I agree. Most artifacts these days seem to mostly replicate spells (and they're easy to resist, DC wise). The best artifacts are still the old ones, like the Deck of Many Things. I wonder, has anyone been able to use this item and not derail a campaign? I put one into my campaign to see what would happen, lost five characters (another player drew the wishes card and used it to free the imprisioned ones and find where the voided one were kept) and the party dynamic, thanks to Balance, shifted from mostly Lawful Evil to mostly Chaotic Good.
And they lost the Item of Plot to a character who didn't get recovered.
I'm still working to get the campaign back on some track or other.

Demiurge out.
 

In my game I have the Black Sword Magnefarious, that bears the Eye of Abomination, and was formed when Abomination was chained to the dark side of the moon. It's wielder is always the Red Eyed One, an individual who stumbles onto the blade by a combination fate, choice, and random misfortune. Magnefarious must be weilded at least a few decades every few centuries in order to bleed off excess energies created by the chaining of Abomination, otherwise the buildup may free It. The constellation of the Eye will appear in the night sky whenever the time has come for the Red Eyed One to walk again.

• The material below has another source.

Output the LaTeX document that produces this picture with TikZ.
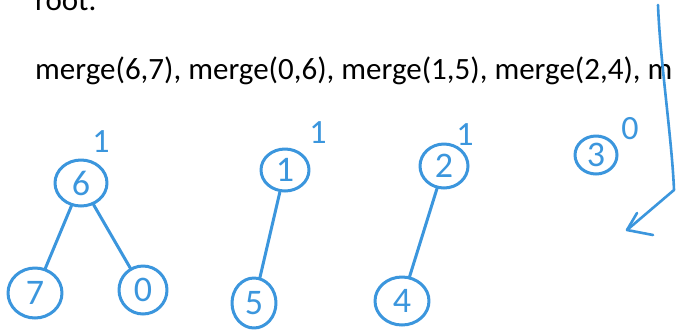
\documentclass[tikz,border=0pt]{standalone}
\usepackage{fontspec}
\setmainfont{Carlito}
\usetikzlibrary{shapes.geometric}
\definecolor{ink}{RGB}{59,150,221}
\tikzset{
  pen/.style={draw=ink, line width=3pt, line cap=round, line join=round},
  vtx/.style={pen, ellipse, inner sep=0pt, text=ink, font=\fontsize{36}{36}\selectfont},
  rk/.style={text=ink, font=\fontsize{34}{34}\selectfont, inner sep=0pt},
  txt/.style={anchor=base west, inner sep=0pt, font=\fontsize{31}{31}\selectfont}
}
\begin{document}
\begin{tikzpicture}[x=1pt,y=-1pt]
\useasboundingbox (0,0) rectangle (676,330);
\clip (0,0) rectangle (676,330);
\fill[white] (0,0) rectangle (676,330);
% text
\node[txt] (troot) at (35,10) {root.};
\node[txt] (tmerge) at (35,79) {merge(6,7), merge(0,6), merge(1,5), merge(2,4), m};
% trees
\node[vtx, minimum width=52pt, minimum height=46pt] (n6) at (81,183) {6};
\node[vtx, minimum width=54pt, minimum height=50pt] (n7) at (35,293) {7};
\node[vtx, minimum width=48pt, minimum height=48pt] (n0) at (143,290) {0};
\node[vtx, minimum width=48pt, minimum height=42pt] (n1) at (285,170) {1};
\node[vtx, minimum width=44pt, minimum height=50pt] (n5) at (254,303) {5};
\node[vtx, minimum width=48pt, minimum height=44pt] (n2) at (444,166) {2};
\node[vtx, minimum width=54pt, minimum height=48pt] (n4) at (402,301) {4};
\node[vtx, minimum width=42pt, minimum height=38pt] (n3) at (596,155) {3};
% rank labels
\node[rk] (r6) at (101,142) {1};
\node[rk] (r1) at (318,133) {1};
\node[rk] (r2) at (465,135) {1};
\node[rk] (r3) at (630,129) {0};
% edges
\draw[pen] (n6) -- (n7);
\draw[pen] (n6) -- (n0);
\draw[pen] (n1) -- (n5);
\draw[pen] (n2) -- (n4);
% arrow
\coordinate (a0) at (658,5);
\coordinate (a2) at (674,190);
\coordinate (tip) at (627,230);
\coordinate (b1) at (637,213);
\coordinate (b2) at (653,235);
\draw[pen, line width=2.6pt] (a0) .. controls (660,60) and (672,140) .. (a2) -- (tip);
\draw[pen, line width=2.6pt] (b1) -- (tip) -- (b2);
\end{tikzpicture}
\end{document}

The birght twin of Magnefarious is Xipherion, a holy avenger with the duty of guiding and protecting the Red Eyed One, and to limit his destruction as much as possible. It's wielder is termed the Black Knight, and a black suit of adamantine full plate armor goes with the office.

The Black Knight is almost always aided OR hindered by the White Hand, the wielder of a silver gauntlet that can harness the power of light and darkness. Sometimes they are fast friends, and sometimes archenemies.

These are the only artifacts I have detailed for my game so far.


Deck of Many Things comment: I was in a game a few months ago where the wood elf ranger (9 Int) chose to draw 3 cards, and then proceded to draw the Idiot card 3 times in a row. He ended up with a 4 Intelligence I believe.